South Point owner gets initial OK to offer real-money online poker

South Point owner Michael Gaughan speaks at his American Gaming Association Hall of Fame induction Wednesday, Nov. 18, 2009, at the Global Gaming Expo.

South Point owner Michael Gaughan speaks at his American Gaming Association Hall of Fame induction Wednesday, Nov. 18, 2009, at the Global Gaming Expo.

South Point owner Michael Gaughan received initial approval Wednesday to proceed with launching a real-money intrastate poker website.

The State Gaming Control Board in Carson City recommended approval of his Las Vegas company South Point Poker LLC as Nevada’s first interactive gaming operator.

The Nevada Gaming Commission will consider the application Aug. 23.

Three slot and game manufacturers have received state approval as interactive gaming service providers.

Gaughan is now poised to be the first physical casino operator to operate real-money online poker within the borders of Nevada.

Gaughan staff said that subject to final technical and regulatory approvals, actual wagering with field tests could begin in October.

The three-member Control Board unanimously approved Gaughan’s application, as members noted Gaughan is well known as a responsible and financially-stable gaming licensee.

Gaughan staff members said their online poker system has safeguards to ensure players are at least 21, are in Nevada and are not involved in cheating or money laundering.

It also has a system to deter problem gambling. People can exclude themselves from wagering on the site.

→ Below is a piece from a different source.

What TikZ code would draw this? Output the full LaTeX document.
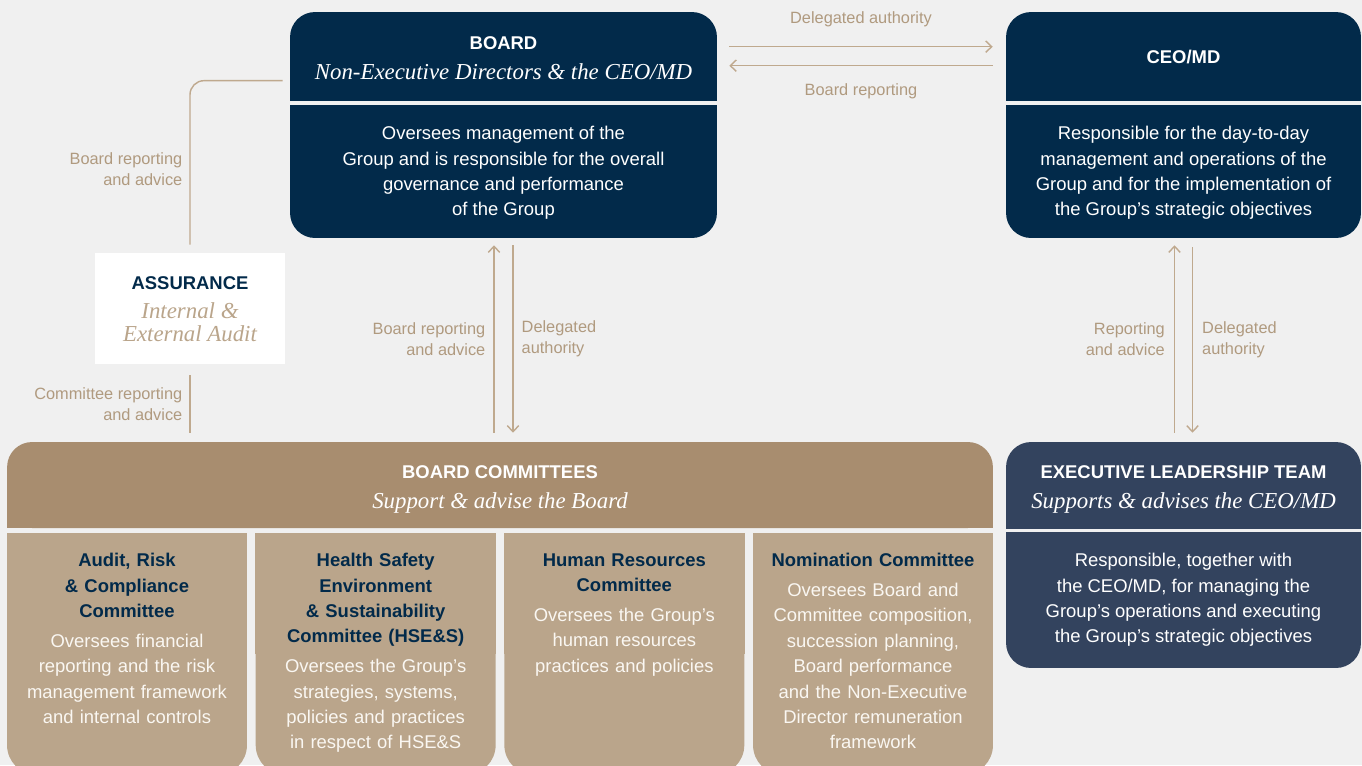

Gaughan's company, which has developed its own online poker system, was also recommended for licensing Wednesday as an interactive gaming manufacturer and as a service provider.

Also recommended for licensure Wednesday as an interactive gaming operator was Monarch Interactive of Reno, whose investors control the Atlantis resort there. Monarch officials said they plan to partner with a licensed interactive service provider for their online poker site now in the planning stages.

A third recommendation was approved for Global Cash Access Holdings of Las Vegas, this one as an interactive gaming service provider.

Global Cash, which provides ATM and credit services in bricks-and-mortar casinos, is in talks with Gaughan's poker site to provide a method for South Point online poker players to buy and redeem chips.

Global Cash a day earlier announced an alliance with ''online wallet" company Live Gamer that will help Global Cash arrange such online transactions.

Gaming regulators said the recommendations approved Wednesday were the first in what will be a steady stream of Nevada physical casino operators seeking approval in coming months for online poker sites.

The sites seeking approval are not offering video poker or blackjack in which the gambler is betting against the casino. Rather, poker players will play against each other online, with the website operator taking a cut of the funds wagered.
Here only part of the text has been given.